Hasbro rose 0.8 percent to $37.79 at 3:02 p.m. in New York. Through Aug. 24, the stock had gained 18 percent this year, trailing the 28 percent advance of its larger competitor, Mattel Inc. In March 2011, Hasbro traded at a 37 percent premium to Mattel, based on a multiple of earnings. Mattel, with a price-earnings ratio of 15.7 now, is at a 13 percent premium to Hasbro’s 13.9.
“The Avengers” has taken in almost $1.5 billion in theaters worldwide since its May release, becoming the top-grossing film this year and the third-highest of all time, after “Avatar” and “Titanic,” according to Box Office Mojo, an industry researcher.
“We continue to see strong consumer demand for ‘The Avengers,’ which coupled with a rich content pipeline in the coming years, makes us feel very bullish about the growth prospects for this franchise,” Tasia Filippatos, a spokeswoman for Disney, said in an e-mailed statement.
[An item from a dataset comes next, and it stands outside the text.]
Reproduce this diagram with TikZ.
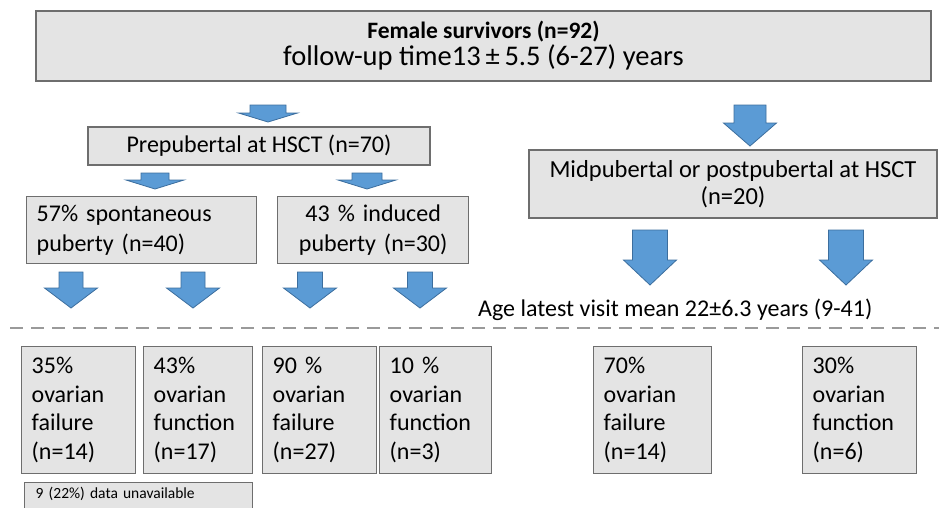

Robert Iger, chairman and chief executive officer of Burbank, California-based Disney, said on a May conference call that while orders for “Avengers” goods exceeded those of “Captain America” and “Thor,” two Marvel films last year, “the interest was not commensurate with what we’ve seen in terms of the success of the movie.”
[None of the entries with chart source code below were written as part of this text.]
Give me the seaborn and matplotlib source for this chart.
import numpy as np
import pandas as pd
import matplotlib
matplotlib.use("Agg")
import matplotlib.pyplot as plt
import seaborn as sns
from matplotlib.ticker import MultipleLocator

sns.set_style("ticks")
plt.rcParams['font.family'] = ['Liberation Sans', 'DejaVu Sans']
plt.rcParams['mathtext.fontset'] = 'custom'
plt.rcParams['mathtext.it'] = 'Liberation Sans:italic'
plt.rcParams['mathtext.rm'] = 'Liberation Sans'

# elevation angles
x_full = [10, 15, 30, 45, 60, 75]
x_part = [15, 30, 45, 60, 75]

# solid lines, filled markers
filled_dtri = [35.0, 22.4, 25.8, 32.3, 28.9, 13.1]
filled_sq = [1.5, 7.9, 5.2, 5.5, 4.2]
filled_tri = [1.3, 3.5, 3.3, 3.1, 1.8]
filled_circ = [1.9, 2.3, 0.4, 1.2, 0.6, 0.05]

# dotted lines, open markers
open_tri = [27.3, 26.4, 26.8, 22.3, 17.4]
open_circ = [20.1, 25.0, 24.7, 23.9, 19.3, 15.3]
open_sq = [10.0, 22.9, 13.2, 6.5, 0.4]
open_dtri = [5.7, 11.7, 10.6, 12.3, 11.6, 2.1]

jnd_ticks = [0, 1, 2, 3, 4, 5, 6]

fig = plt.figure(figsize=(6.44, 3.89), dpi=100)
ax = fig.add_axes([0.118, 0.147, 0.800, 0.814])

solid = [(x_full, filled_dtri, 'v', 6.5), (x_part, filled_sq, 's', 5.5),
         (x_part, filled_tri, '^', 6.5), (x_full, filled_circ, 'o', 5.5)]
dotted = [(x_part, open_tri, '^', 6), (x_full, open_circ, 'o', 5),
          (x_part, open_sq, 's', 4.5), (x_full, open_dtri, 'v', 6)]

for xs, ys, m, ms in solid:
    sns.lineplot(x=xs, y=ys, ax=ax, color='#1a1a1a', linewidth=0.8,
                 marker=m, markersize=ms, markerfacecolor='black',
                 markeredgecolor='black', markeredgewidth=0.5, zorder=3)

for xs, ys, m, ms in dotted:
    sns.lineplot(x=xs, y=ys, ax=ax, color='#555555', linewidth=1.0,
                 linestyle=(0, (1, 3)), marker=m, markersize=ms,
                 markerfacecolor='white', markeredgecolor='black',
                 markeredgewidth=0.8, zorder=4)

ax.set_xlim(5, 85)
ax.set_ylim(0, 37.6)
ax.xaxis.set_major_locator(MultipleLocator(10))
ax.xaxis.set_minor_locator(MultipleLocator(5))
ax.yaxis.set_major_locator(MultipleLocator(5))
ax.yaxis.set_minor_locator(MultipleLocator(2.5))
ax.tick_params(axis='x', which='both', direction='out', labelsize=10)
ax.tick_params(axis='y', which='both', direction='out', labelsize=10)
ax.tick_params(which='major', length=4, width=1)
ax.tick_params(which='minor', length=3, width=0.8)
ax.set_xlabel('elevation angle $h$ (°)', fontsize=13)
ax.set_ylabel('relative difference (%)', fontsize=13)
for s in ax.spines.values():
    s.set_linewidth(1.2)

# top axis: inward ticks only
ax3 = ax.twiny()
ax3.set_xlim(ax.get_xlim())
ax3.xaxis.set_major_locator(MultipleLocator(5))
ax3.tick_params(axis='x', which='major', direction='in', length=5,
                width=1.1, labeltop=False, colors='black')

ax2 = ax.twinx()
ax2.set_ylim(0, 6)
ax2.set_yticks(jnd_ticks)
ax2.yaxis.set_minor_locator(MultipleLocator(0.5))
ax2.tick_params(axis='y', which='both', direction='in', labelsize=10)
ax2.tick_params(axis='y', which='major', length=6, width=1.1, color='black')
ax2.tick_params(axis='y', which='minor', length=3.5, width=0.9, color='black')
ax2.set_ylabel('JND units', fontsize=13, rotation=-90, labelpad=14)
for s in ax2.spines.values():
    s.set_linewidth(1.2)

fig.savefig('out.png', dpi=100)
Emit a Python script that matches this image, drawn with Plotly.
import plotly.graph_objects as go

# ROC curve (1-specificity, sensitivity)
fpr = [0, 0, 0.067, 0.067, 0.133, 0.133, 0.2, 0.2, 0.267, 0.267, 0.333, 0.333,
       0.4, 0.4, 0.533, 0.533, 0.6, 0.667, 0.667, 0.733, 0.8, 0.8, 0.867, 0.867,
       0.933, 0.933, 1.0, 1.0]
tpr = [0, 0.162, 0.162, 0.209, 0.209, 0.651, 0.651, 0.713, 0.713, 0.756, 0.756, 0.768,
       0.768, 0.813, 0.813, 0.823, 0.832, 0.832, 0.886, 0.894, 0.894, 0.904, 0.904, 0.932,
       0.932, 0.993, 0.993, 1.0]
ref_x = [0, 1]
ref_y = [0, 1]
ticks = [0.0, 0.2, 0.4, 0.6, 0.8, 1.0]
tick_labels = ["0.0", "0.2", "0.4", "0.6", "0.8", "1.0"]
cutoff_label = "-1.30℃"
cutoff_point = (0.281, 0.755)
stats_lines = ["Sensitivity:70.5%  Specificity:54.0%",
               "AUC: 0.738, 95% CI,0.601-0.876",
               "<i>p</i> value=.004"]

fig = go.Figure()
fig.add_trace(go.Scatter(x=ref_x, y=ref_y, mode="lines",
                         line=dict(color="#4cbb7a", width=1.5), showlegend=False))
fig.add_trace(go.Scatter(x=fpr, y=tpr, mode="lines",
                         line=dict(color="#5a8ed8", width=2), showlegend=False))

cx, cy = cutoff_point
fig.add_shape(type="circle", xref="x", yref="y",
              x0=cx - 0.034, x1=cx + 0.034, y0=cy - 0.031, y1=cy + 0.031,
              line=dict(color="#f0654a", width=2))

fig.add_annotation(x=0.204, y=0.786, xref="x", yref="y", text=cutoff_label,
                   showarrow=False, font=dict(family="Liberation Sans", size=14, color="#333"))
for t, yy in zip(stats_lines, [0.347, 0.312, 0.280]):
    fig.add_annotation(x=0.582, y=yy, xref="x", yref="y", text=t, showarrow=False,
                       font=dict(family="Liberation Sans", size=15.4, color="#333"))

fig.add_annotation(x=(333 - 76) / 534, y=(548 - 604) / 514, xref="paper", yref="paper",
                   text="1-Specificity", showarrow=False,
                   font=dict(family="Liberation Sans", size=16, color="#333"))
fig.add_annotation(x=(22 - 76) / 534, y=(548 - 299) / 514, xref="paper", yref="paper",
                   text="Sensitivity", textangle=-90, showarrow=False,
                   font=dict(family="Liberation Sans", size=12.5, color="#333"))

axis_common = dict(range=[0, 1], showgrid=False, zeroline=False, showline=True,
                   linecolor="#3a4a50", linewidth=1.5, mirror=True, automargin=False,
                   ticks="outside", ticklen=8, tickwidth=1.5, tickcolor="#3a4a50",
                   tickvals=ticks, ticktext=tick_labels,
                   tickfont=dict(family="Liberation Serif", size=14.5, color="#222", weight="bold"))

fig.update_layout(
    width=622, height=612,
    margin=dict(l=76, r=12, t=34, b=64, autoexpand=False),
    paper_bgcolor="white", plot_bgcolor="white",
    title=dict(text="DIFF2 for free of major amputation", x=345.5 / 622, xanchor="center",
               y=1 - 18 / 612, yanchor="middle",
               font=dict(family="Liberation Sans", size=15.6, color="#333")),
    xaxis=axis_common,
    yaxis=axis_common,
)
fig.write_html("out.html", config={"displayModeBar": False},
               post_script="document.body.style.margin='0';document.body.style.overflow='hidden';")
Disney generates royalties on sales of movie-related merchandise from licensees such as Hasbro. Revenue in Disney’s consumer products division rose 8.3 percent to $742 million in the quarter that ended June 30. A smaller percentage of the unit’s sales came from movie-related merchandise than in the year-earlier period, the company said.
“This is kind of a long-term proposition,” Iger said on an Aug. 7 conference call. “‘Avengers’ is not as strong as ‘Cars,’ but until the DVD comes out and we get into the Christmas season, it’s way too early to assess this.”
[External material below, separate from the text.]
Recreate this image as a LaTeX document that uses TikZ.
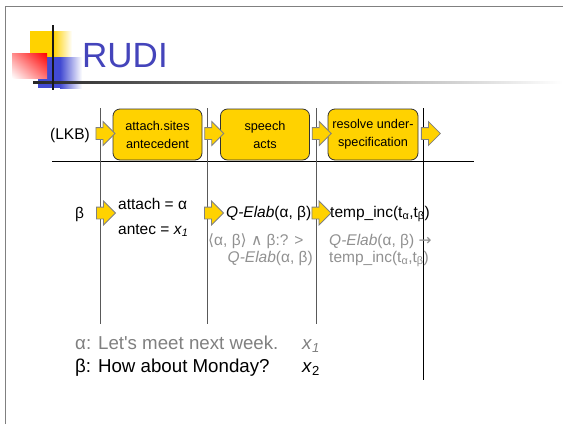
\documentclass[tikz,border=0pt]{standalone}
\usepackage{fontspec}
\setmainfont{Liberation Sans}[Ligatures=TeXOff]
\newfontfamily\symfont{DejaVu Sans}
\usetikzlibrary{shapes.arrows,calc,shadings}
\definecolor{gold}{RGB}{255,210,0}
\definecolor{titleblue}{RGB}{68,68,187}
\definecolor{logoblue}{RGB}{66,74,210}
\definecolor{graytext}{RGB}{145,145,145}
\definecolor{graytextb}{RGB}{128,128,128}
\begin{document}
\begin{tikzpicture}[x=1pt,y=-1pt,
  blk/.style={single arrow, draw=black!50, fill=gold, minimum height=19pt,
    minimum width=23pt, single arrow head extend=6pt, inner xsep=0pt,
    inner ysep=5.5pt, line width=0.8pt},
  stage/.style={draw=black!80, fill=gold, rounded corners=7pt,
    minimum width=89pt, minimum height=51pt, align=center,
    font=\fontsize{12.7}{18}\selectfont, line width=0.8pt, inner sep=0pt},
  lbl/.style={anchor=base west, inner sep=0pt, font=\fontsize{15.5}{18}\selectfont},
  glbl/.style={lbl, text=graytext},
  big/.style={anchor=base west, inner sep=0pt, font=\fontsize{18.7}{20}\selectfont},
  lane/.style={black!65, line width=0.9pt}]
\useasboundingbox (0,0) rectangle (563,424);
\fill[white] (0,0) rectangle (563,424);
% frame
\draw[black!50, line width=1.5pt] (5.5,424) -- (5.5,6.5) -- (563,6.5);
% logo
\fill[gold] (30,31) rectangle (53,58);
\shade[left color=gold, right color=white] (53,31) rectangle (72,58);
\fill[logoblue] (38,57) rectangle (60,88);
\shade[left color=logoblue, right color=white] (60,57) rectangle (82,88);
\shade[upper right=red, lower left=white, upper left=red!45!white, lower right=red!55!white] (12,53) rectangle (47,78);
\shade[left color=black!85, right color=white] (33,81) rectangle (563,83.5);
\draw[black!90, line width=2pt] (52.7,25) -- (52.7,90);
\node[anchor=base west, inner sep=0pt, text=titleblue, font=\fontsize{35}{40}\selectfont] (title) at (82,67) {RUDI};
% lanes
\draw[black, line width=0.9pt] (52,161) -- (474,161);
\foreach \x in {100,207,316} \draw[lane] (\x,108) -- (\x,324);
\draw[black, line width=1pt] (423,108) -- (423,380);
% stages
\node[stage] (b1) at (157.5,134.5) {attach.sites\\antecedent};
\node[stage] (b2) at (265,134.5) {speech\\acts};
\node[stage, minimum width=90pt] (b3) at (373,134.5) {resolve under-\\specification};
\node[lbl] (lkb) at (50,139) {(LKB)};
\node[blk] (a0) at (102.5,133.5) {};
\node[blk] (a1) at ($(b1.east)!0.5!(b2.west)+(0,-1)$) {};
\node[blk] (a2) at ($(b2.east)!0.5!(b3.west)+(0,-1)$) {};
\node[blk] (a3) at ($(b3.east)+(9.5,-1)$) {};
% row 2
\node[lbl] (beta) at (75,218) {β};
\node[lbl] (att) at (118,209) {attach = α};
\node[lbl] (ant) at (118,234) {antec = \textit{x}\textsubscript{\textit{1}}};
\node[lbl] (qe) at (226,217) {\textit{Q-Elab}(α, β)};
\node[lbl] (ti) at (330,217) {temp\_inc(t\textsubscript{α},t\textsubscript{β})};
\node[blk] (r1) at (103,213) {};
\node[blk] (r2) at (211,213) {};
\node[blk] (r3) at (318.5,213) {};
% gray
\node[glbl] (g1) at (208,245) {{\symfont⟨}α, β{\symfont⟩} {\symfont∧} β:? >};
\node[glbl, anchor=base east] (g2) at (313,262) {\textit{Q-Elab}(α, β)};
\node[glbl] (g3) at (329,245) {\textit{Q-Elab}(α, β) {\symfont→}};
\node[glbl] (g4) at (329,262) {temp\_inc(t\textsubscript{α},t\textsubscript{β})};
% bottom
\node[big, text=graytextb] (s1) at (75,349) {α: Let's meet next week.};
\node[big, text=graytextb] (x1) at (302,349) {\textit{x}\textsubscript{\textit{1}}};
\node[big] (s2) at (75,372) {β: How about Monday?};
\node[big] (x2) at (302,372) {\textit{x}\textsubscript{2}};
\end{tikzpicture}
\end{document}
“Cars” ranks first in merchandise sales for Disney movies, Iger said.
Lego Systems Inc. increased its production of “Avengers”- themed construction toys in the weeks before the film’s release based on media interest and customer surveys, according to Michael McNally, a spokesman for the closely held Enfield, Connecticut-based company.
“It’s pretty rare to do that and we’re very glad we did,” McNally said.
Changes in toy preferences have made it harder to predict sales, said Johnson, the BMO analyst. Sales of action figures in the U.S. fell 7 percent to $1.3 billion last year, according to NPD Group Inc., a market researcher based in Port Washington, New York.
Hasbro’s own calculations likely had an impact. The company also makes Spider-Man toys and had to weigh how they and “Avengers” characters, such as Iron Man and the Incredible Hulk, would fare against each other and in competition with Batman products from “The Dark Knight Rises.” At a Target Corp. store in West Hollywood, California, Spider-Man occupied as much shelf space as Avengers.
“‘Avengers’ toys actually got off to a pretty good start and slowed after Spidey and Batman hit shelves,” said Sean McGowan, an analyst at Needham & Co. who recommends buying Hasbro stock. “They were trying to maximize the overall pot.”